Revisiting "Qualitatively Characterizing Neural Network Optimization Problems"
Jonathan Frankle
TL;DR
The paper revisits the observation that the loss along the line segment from initialization to the final trained weights is approximately convex, testing this on modern networks and datasets. Using four image-classification settings and 100 interpolation points parameterized by $x \in [0,1]$, it examines the loss and test error along the path. Contrary to the MNIST-era finding, they observe that in large-scale settings the training loss remains near the initialization for much of the path and only falls near the optimum, with linearly accessible barriers appearing when interpolating from mid-training.
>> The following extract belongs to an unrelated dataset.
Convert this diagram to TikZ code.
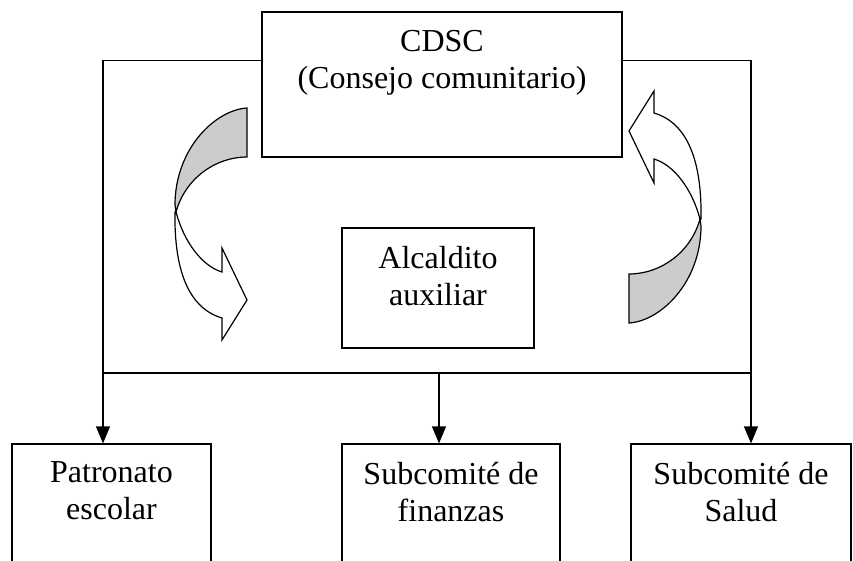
\documentclass[tikz,border=0pt]{standalone}
\usepackage{fontspec}
\setmainfont{Liberation Serif}
\usepackage{tikz}
\usetikzlibrary{arrows.meta,positioning}
\definecolor{shade}{RGB}{204,204,204}
\tikzstyle{unit} = [rectangle, draw=black, minimum height=145pt]
\tikzstyle{label} = [inner sep=0pt, align=center, font=\fontsize{32}{37}\selectfont]
\tikzstyle{arrow} = [-{Triangle[length=17pt,width=14pt]}]
% curved arrow, drawn round its own centre
\newcommand{\turnarrow}{%
  \filldraw[fill=shade] (37,-116) .. controls (5,-114) and (-35,-75) .. (-35,-19) -- (-34,-12) .. controls (-25,-45) and (5,-67) .. (37,-67) -- cycle;
  \filldraw[fill=white] (-34,-12) .. controls (-26,18) and (-8,42) .. (12,48) -- (12,24) -- (37,76) -- (12,116) -- (12,94) .. controls (-22,84) and (-36,45) .. (-35,-12) -- cycle;
}

\begin{document}
\begin{tikzpicture}[x=1pt, y=-1pt, line width=1.2pt]
\useasboundingbox (0,0) rectangle (853,561);
\clip (0,0) rectangle (853,561);

\node (cdsc) [unit, minimum width=360pt] at (442,84.5) {};
\node (cdsctext) [label, below=18pt of cdsc.north] {CDSC\\(Consejo comunitario)};

\node (alcalde) [unit, minimum width=192pt, minimum height=120pt] at (438,288) {};
\node (alcaldetext) [label, below=18pt of alcalde.north] {Alcaldito\\auxiliar};

\node (patronato) [unit, minimum width=199pt, minimum height=160pt] at (111.5,524) {};
\node (patronatotext) [label, below=18pt of patronato.north] {Patronato\\escolar};

\node (finanzas) [unit, minimum width=218pt, minimum height=160pt] at (451,524) {};
\node (finanzastext) [label, below=18pt of finanzas.north] {Subcomité de\\finanzas};

\node (salud) [unit, minimum width=220pt, minimum height=160pt] at (741,524) {};
\node (saludtext) [label, below=18pt of salud.north] {Subcomité de\\Salud};

\coordinate (busl) at (103,373);
\coordinate (busm) at (439,373);
\coordinate (busr) at (751,373);

\draw [arrow] ([yshift=-49pt]cdsc.north west) -| (busl) -- (busl |- patronato.north);
\draw [arrow] ([yshift=-49pt]cdsc.north east) -| (busr) -- (busr |- salud.north);
\draw (busl) -- (busr);
\draw [arrow] (busm) -- (busm |- finanzas.north);

\begin{scope}[shift={(210,224)}]
\turnarrow
\end{scope}
\begin{scope}[shift={(666,207)}, rotate=180]
\turnarrow
\end{scope}

\end{tikzpicture}
\end{document}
These results imply that the simple convex-path picture does not generalize to modern architectures, though linear interpolation still serves as a qualitative diagnostic for optimization dynamics on current tasks.
Abstract
We revisit and extend the experiments of Goodfellow et al. (2014), who showed that - for then state-of-the-art networks - "the objective function has a simple, approximately convex shape" along the linear path between initialization and the trained weights. We do not find this to be the case for modern networks on CIFAR-10 and ImageNet. Instead, although loss is roughly monotonically non-increasing along this path, it remains high until close to the optimum. In addition, training quickly becomes linearly separated from the optimum by loss barriers. We conclude that, although Goodfellow et al.'s findings describe the "relatively easy to optimize" MNIST setting, behavior is qualitatively different in modern settings.